C’est ainsi qu’ils se lancèrent dans la construction d’un esquif composé de bois, de bambous, équipé d’une voile et d’une cabine. Ils avaient dans l’idée de se rendre à l’Ile Sainte Marie au nord est de Madagascar. D’emblée, les familles des deux jeunes gens ne virent pas le projet d’un très bon œil, l’océan Indien étant réputé pour ses coups de vents et ses courants.
“Nous avions vingt ans et voulions refaire le monde. L’expédition de Thor Heyerdhal nous avait tellement impressionnés que Francis et moi décidâmes de nous lancer dans l’aventure d’un exploit maritime”, raconte Marcel Souchon.

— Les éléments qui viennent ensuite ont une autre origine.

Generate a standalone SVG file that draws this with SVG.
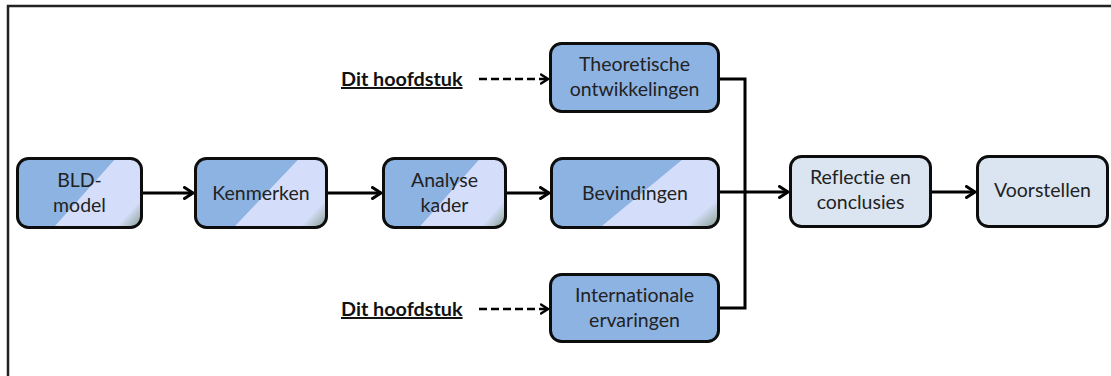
<svg xmlns="http://www.w3.org/2000/svg" width="1111" height="376" viewBox="0 0 1111 376">
  <defs>
    <linearGradient id="g1" x1="0" y1="0" x2="1.2" y2="0.6">
      <stop offset="0" stop-color="#8db3e2"/>
      <stop offset="0.525" stop-color="#8db3e2"/>
      <stop offset="0.53" stop-color="#d4defa"/>
      <stop offset="0.86" stop-color="#d4defa"/>
      <stop offset="1" stop-color="#849b8b"/>
    </linearGradient>
    <marker id="arr" viewBox="0 0 12 14" refX="10" refY="7" markerWidth="12" markerHeight="14" markerUnits="userSpaceOnUse" orient="auto">
      <path d="M1.5,1.5 L10,7 L1.5,12.5" fill="none" stroke="#000" stroke-width="3" stroke-linecap="round" stroke-linejoin="miter"/>
    </marker>
    <marker id="arrd" viewBox="0 0 10 12" refX="8.5" refY="6" markerWidth="10" markerHeight="12" markerUnits="userSpaceOnUse" orient="auto">
      <path d="M1.5,1.5 L8.5,6 L1.5,10.5" fill="none" stroke="#000" stroke-width="2.5" stroke-linecap="round"/>
    </marker>
  </defs>
  <style>
    .box { stroke: #0d0d0d; stroke-width: 3; }
    .grad { fill: url(#g1); }
    .mid { fill: #8db3e2; }
    .pale { fill: #dbe5f1; }
    text { font-variant-ligatures: none; }
    .lbl { font-family: Lato, "Open Sans", sans-serif; font-size: 19.5px; fill: #222; text-anchor: middle; }
    .dit { font-family: Lato, "Open Sans", sans-serif; font-size: 19.8px; font-weight: bold; fill: #111; text-decoration: underline; }
    .con { fill: none; stroke: #000; stroke-width: 3; }
    .dash { fill: none; stroke: #000; stroke-width: 2.5; stroke-dasharray: 8 4; }
  </style>
  <rect width="1111" height="376" fill="#fff"/>
  <path d="M8,376 L8,6 L1111,6" fill="none" stroke="#222" stroke-width="2.5"/>

  <g id="connectors">
    <line class="con" x1="143" y1="193" x2="193" y2="193" marker-end="url(#arr)"/>
    <line class="con" x1="328" y1="193" x2="381" y2="193" marker-end="url(#arr)"/>
    <line class="con" x1="507" y1="193" x2="549" y2="193" marker-end="url(#arr)"/>
    <line class="con" x1="720" y1="192" x2="788" y2="192" marker-end="url(#arr)"/>
    <line class="con" x1="932" y1="192" x2="975" y2="192" marker-end="url(#arr)"/>
    <polyline class="con" points="720,79 745,79 745,308 720,308"/>
    <line class="dash" x1="479" y1="79" x2="548" y2="79" marker-end="url(#arrd)"/>
    <line class="dash" x1="479" y1="309" x2="548" y2="309" marker-end="url(#arrd)"/>
  </g>

  <g id="bld">
    <rect class="box grad" x="17.5" y="158.5" width="124" height="69" rx="11"/>
    <text class="lbl" x="79.5" y="187">BLD-</text>
    <text class="lbl" x="79.5" y="212">model</text>
  </g>
  <g id="kenmerken">
    <rect class="box grad" x="195.5" y="158.5" width="131" height="69" rx="11"/>
    <text class="lbl" x="261" y="200">Kenmerken</text>
  </g>
  <g id="analyse">
    <rect class="box grad" x="383.5" y="158.5" width="122" height="69" rx="11"/>
    <text class="lbl" x="444.5" y="187">Analyse</text>
    <text class="lbl" x="444.5" y="212">kader</text>
  </g>
  <g id="bevindingen">
    <rect class="box grad" x="551.5" y="158.5" width="167" height="69" rx="11"/>
    <text class="lbl" x="635" y="200">Bevindingen</text>
  </g>
  <g id="theoretische">
    <rect class="box mid" x="550.5" y="43.5" width="168" height="68" rx="11"/>
    <text class="lbl" x="634.5" y="71">Theoretische</text>
    <text class="lbl" x="634.5" y="96">ontwikkelingen</text>
  </g>
  <g id="internationale">
    <rect class="box mid" x="550.5" y="274.5" width="168" height="67" rx="11"/>
    <text class="lbl" x="634.5" y="302">Internationale</text>
    <text class="lbl" x="634.5" y="327">ervaringen</text>
  </g>
  <g id="reflectie">
    <rect class="box pale" x="790.5" y="156.5" width="140" height="70" rx="11"/>
    <text class="lbl" x="860.5" y="184">Reflectie en</text>
    <text class="lbl" x="860.5" y="209">conclusies</text>
  </g>
  <g id="voorstellen">
    <rect class="box pale" x="977.5" y="156.5" width="130" height="70" rx="11"/>
    <text class="lbl" x="1042.5" y="197">Voorstellen</text>
  </g>
  <g id="dit1">
    <text class="dit" x="341" y="86">Dit hoofdstuk</text>
  </g>
  <g id="dit2">
    <text class="dit" x="341" y="316">Dit hoofdstuk</text>
  </g>
</svg>
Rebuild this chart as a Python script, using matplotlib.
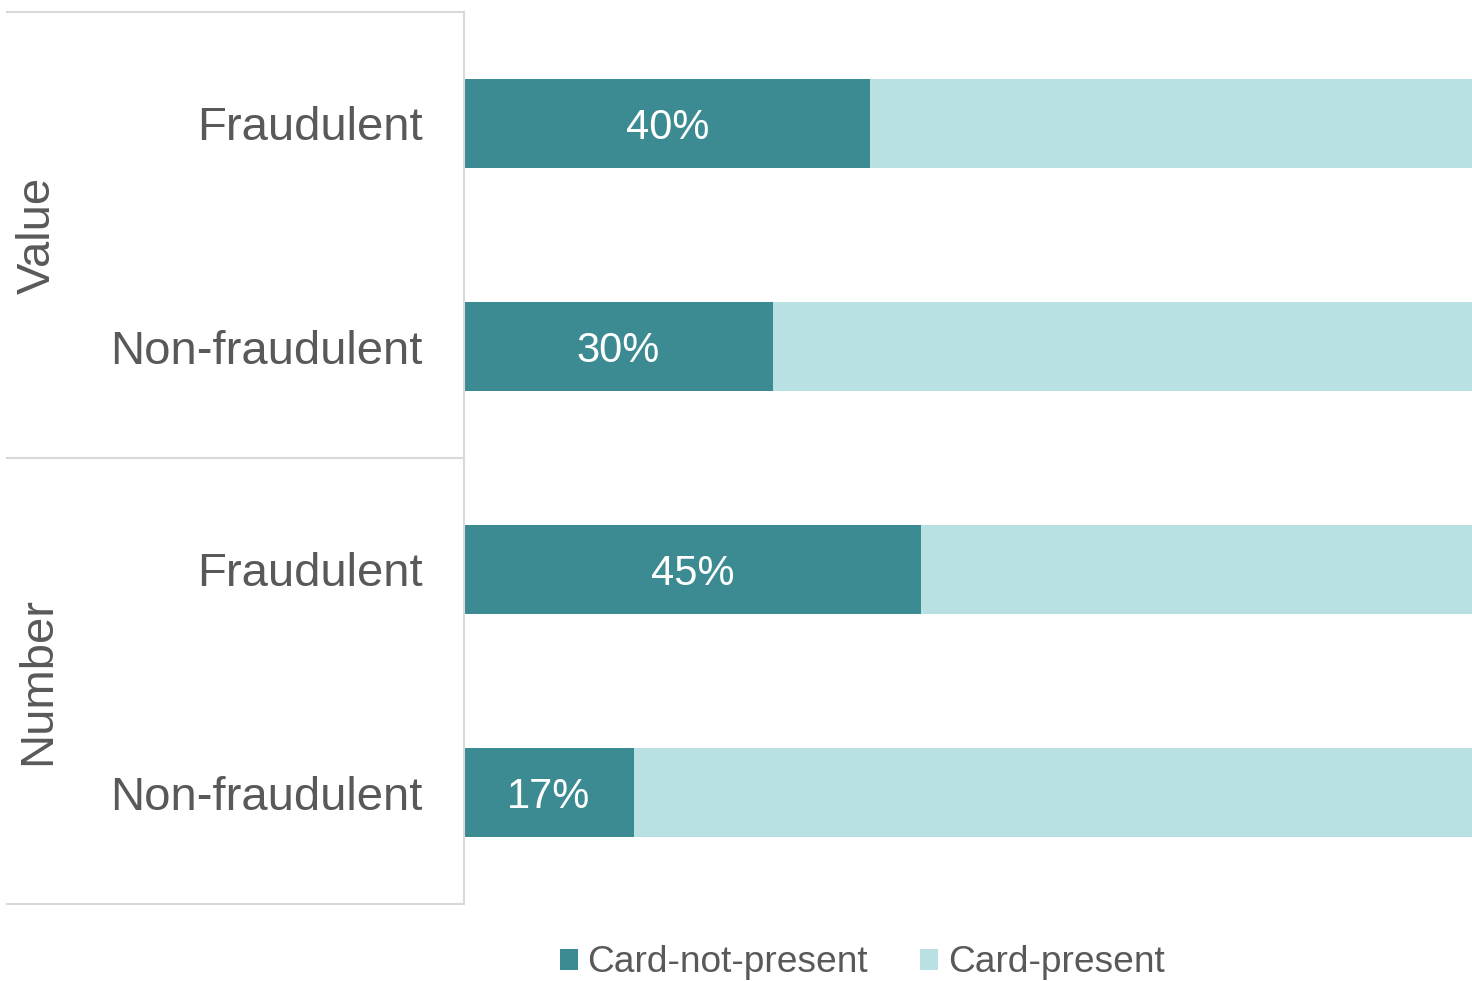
import matplotlib
matplotlib.use("Agg")
import matplotlib.pyplot as plt
from matplotlib.patches import Patch
import matplotlib.transforms as mtransforms

plt.rcParams['font.family'] = ['Liberation Sans', 'DejaVu Sans']

# ---- data ----
groups = ["Value", "Number"]
categories = ["Fraudulent", "Non-fraudulent", "Fraudulent", "Non-fraudulent"]
card_not_present = [0.40, 0.304, 0.45, 0.167]
card_present = [1 - v for v in card_not_present]
series_names = ["Card-not-present", "Card-present"]

dark = "#3D8B92"
light = "#B9E0E3"
text_col = "#595959"
line_col = "#D9D9D9"

W, H = 1472, 981
fig = plt.figure(figsize=(W / 100, H / 100), dpi=100)
ax = fig.add_axes([464 / W, (H - 904) / H, 1016 / W, 892 / H])

y = list(range(len(categories)))
ax.barh(y, card_not_present, height=0.4, color=dark, linewidth=0)
ax.barh(y, card_present, left=card_not_present, height=0.4, color=light, linewidth=0)

for yi, v in zip(y, card_not_present):
    ax.text(v / 2, yi, f"{round(v * 100):d}%", ha="center", va="center_baseline",
            color="white", fontsize=30)

ax.set_xlim(0, 1)
ax.set_ylim(len(categories) - 0.5, -0.5)
ax.set_xticks([])
ax.set_yticks(y)
ax.set_yticklabels(categories, fontsize=34, color=text_col)
ax.tick_params(axis="y", length=0, pad=30)
for s in ["top", "right", "bottom"]:
    ax.spines[s].set_visible(False)
ax.spines["left"].set_color(line_col)
ax.spines["left"].set_linewidth(1.5)

# group separators
trans = mtransforms.blended_transform_factory(ax.transAxes, ax.transData)
left_frac = -(464 - 7) / 1016
for yb in [-0.5, 1.5, 3.5]:
    ax.plot([left_frac, 0], [yb, yb], transform=trans, color=line_col,
            lw=1.5, clip_on=False)

# group labels
gx = -(464 - 38) / 1016
for gi, g in enumerate(groups):
    ax.text(gx, gi * 2 + 0.5, g, transform=trans, rotation=90, ha="center",
            va="center", fontsize=34, color=text_col)

handles = [Patch(facecolor=dark, edgecolor="none"), Patch(facecolor=light, edgecolor="none")]
fig.legend(handles, series_names, loc="center", bbox_to_anchor=(862 / W, 1 - 963 / H),
           ncol=2, frameon=False, fontsize=26.7, labelcolor=text_col,
           handlelength=0.5, handleheight=0.5, handletextpad=0.25, columnspacing=1.4)

fig.savefig("out.png", dpi=100)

Après avoir fait un plan de construction d’un radeau, les deux jeunes hommes se rendirent chez la famille Sauzier, des amis à eux, ou ils sélectionnèrent des pins qui furent coupés et transportés au New Mauritius Docks où travaillait Marcel Souchon. Les troncs devinrent le cadre sur lequel le radeau fut construit. Des gros bambous de Chine furent coupés et utilisés pour la construction du pont et de la cabine. Un mât portant une voile carrée fut montée. Une structure en acier fut installée à l’arrière du radeau pour porter une rame faisant fonction de gouvernail. Le radeau fut baptisé le Mauvais Poil.

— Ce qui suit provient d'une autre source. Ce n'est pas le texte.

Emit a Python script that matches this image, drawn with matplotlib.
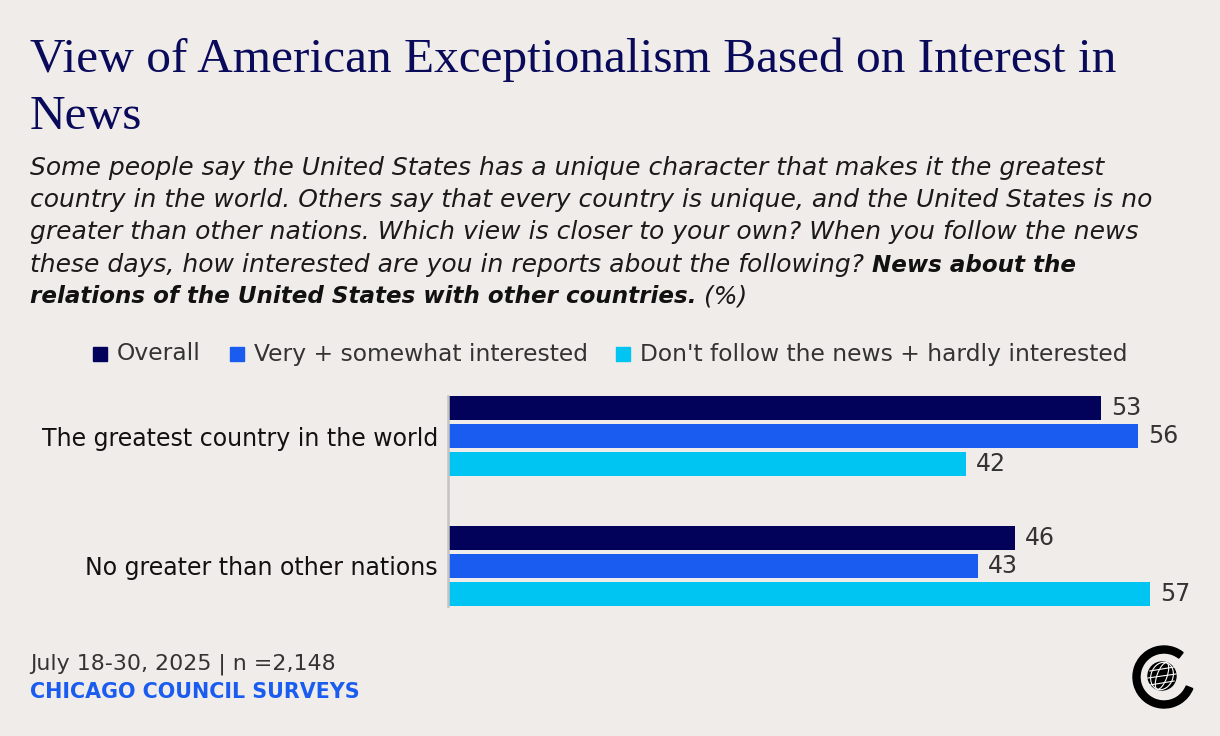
import matplotlib
matplotlib.use('Agg')
import matplotlib.pyplot as plt
from matplotlib.patches import Rectangle, Wedge, Circle, Ellipse
import numpy as np

# data
categories = ['The greatest country in the world', 'No greater than other nations']
series_names = ['Overall', 'Very + somewhat interested',
                "Don't follow the news + hardly interested"]
overall = [53, 46]
interested = [56, 43]
not_interested = [42, 57]
series_values = [overall, interested, not_interested]
colors = ['#02025a', '#1a5cf0', '#00c4f2']

BG = '#f0ecea'
W, H = 1220, 736
SANS = ['DejaVu Sans']


def fx(px):
    return px / W


def fy(py):
    return 1 - py / H


fig = plt.figure(figsize=(W / 100, H / 100), dpi=100, facecolor=BG)

# title
fig.text(fx(30), fy(72), 'View of American Exceptionalism Based on Interest in',
         family='Liberation Serif', fontsize=35.6, color='#0a0a5a', va='baseline')
fig.text(fx(30), fy(129), 'News', family='Liberation Serif', fontsize=35.6,
         color='#0a0a5a', va='baseline')

# subtitle
sub_lines = [
    'Some people say the United States has a unique character that makes it the greatest',
    'country in the world. Others say that every country is unique, and the United States is no',
    'greater than other nations. Which view is closer to your own? When you follow the news',
    'these days, how interested are you in reports about the following? ',
]
sub_y = [168, 200, 232, 265, 297]
sfs = 18
bfs = 16.6
for line, y in zip(sub_lines, sub_y):
    fig.text(fx(30), fy(y), line, family=SANS, fontsize=sfs, style='italic',
             color='#1a1a1a', va='center')

renderer = fig.canvas.get_renderer()
t4 = fig.texts[-1]
x_end = t4.get_window_extent(renderer).x1
fig.text(x_end / W, fy(sub_y[3]), 'News about the', family=SANS, fontsize=bfs,
         style='italic', weight='bold', color='#111111', va='center')
t5 = fig.text(fx(30), fy(sub_y[4]), 'relations of the United States with other countries.',
              family=SANS, fontsize=bfs, style='italic', weight='bold',
              color='#111111', va='center')
x_end = t5.get_window_extent(renderer).x1
fig.text(x_end / W, fy(sub_y[4]), ' (%)', family=SANS, fontsize=sfs,
         style='italic', color='#1a1a1a', va='center')

# legend
leg_x = [93, 230, 616]
for name, c, x in zip(series_names, colors, leg_x):
    fig.patches.append(Rectangle((fx(x), fy(361)), 14 / W, 14 / H,
                                 transform=fig.transFigure, color=c))
    fig.text(fx(x + 24), fy(354), name, family=SANS, fontsize=16.8,
             color='#333333', va='center')

# bars
ax = fig.add_axes([fx(449), fy(606), (1190 - 449) / W, 210 / H])
ax.set_facecolor(BG)
for s in ['top', 'right', 'bottom']:
    ax.spines[s].set_visible(False)
ax.spines['left'].set_position(('outward', 1))
ax.spines['left'].set_color('#c4c4c4')
ax.spines['left'].set_linewidth(1.8)

y = np.arange(len(categories))
step = 28 / 130
bh = 24 / 130
for i, (vals, c) in enumerate(zip(series_values, colors)):
    pos = y + (i - 1) * step
    ax.barh(pos, vals, height=bh, color=c)
    for p, v in zip(pos, vals):
        ax.text(v + 0.8, p, str(v), va='center', ha='left', family=SANS,
                fontsize=17, color='#333333')

ax.set_xlim(0, (1190 - 449) / 12.3)
ax.set_ylim(1 + 0.3077, -0.3077)
ax.set_yticks(y)
ax.set_yticklabels(categories, family=SANS, fontsize=17, color='#111111')
ax.tick_params(axis='y', length=0, pad=7)
ax.set_xticks([])

# footer
fig.text(fx(30), fy(664), 'July 18-30, 2025 | n =2,148', family=SANS, fontsize=15.9,
         color='#333333', va='center')
fig.text(fx(30), fy(692), 'CHICAGO COUNCIL SURVEYS', family=SANS, fontsize=14.9,
         weight='bold', color='#1a5cf0', va='center')

# logo
lax = fig.add_axes([fx(1125), fy(712), 72 / W, 72 / H])
lax.set_xlim(-36, 36)
lax.set_ylim(-36, 36)
lax.set_aspect('equal')
lax.axis('off')
lax.add_patch(Wedge((3, -1), 31, 52, 338, width=7, color='black'))
lax.add_patch(Circle((1, 0), 14, color='black'))
for r in [5, 11]:
    lax.add_patch(Ellipse((1, 0), r * 2, 28, angle=-20, fill=False, ec='white', lw=0.8))
for dy in [-7, 0, 7]:
    hw = np.sqrt(max(14 ** 2 - dy ** 2, 0))
    lax.plot([1 - hw, 1 + hw], [dy - 2, dy + 2], color='white', lw=0.8)

fig.savefig('out.png', dpi=100, facecolor=BG)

“Nous nous étions équipés d’une périssoire à deux places en vue de nos déplacements entre la terre et notre radeau”, poursuit Marcel Souchon. Afin d’évaluer la tenue en mer de leur esquif les deux jeunes hommes obtinrent l’autorisation de la compagie sucrière de Bel Ombre, possédant des côtiers transportant le sucre à Port Louis, de remorquer le radeau du port à Bel Ombre et retour afin de tester sa tenue en mer. L’opération fut un succès, le radeau se comportant comme prévu.
Puis les deux jeunes hommes se penchèrent sur le ravitaillement de l’éxpédition. Qu’allaient-ils emporter? Des conserves, des aliments séchés? Le jour J approchait…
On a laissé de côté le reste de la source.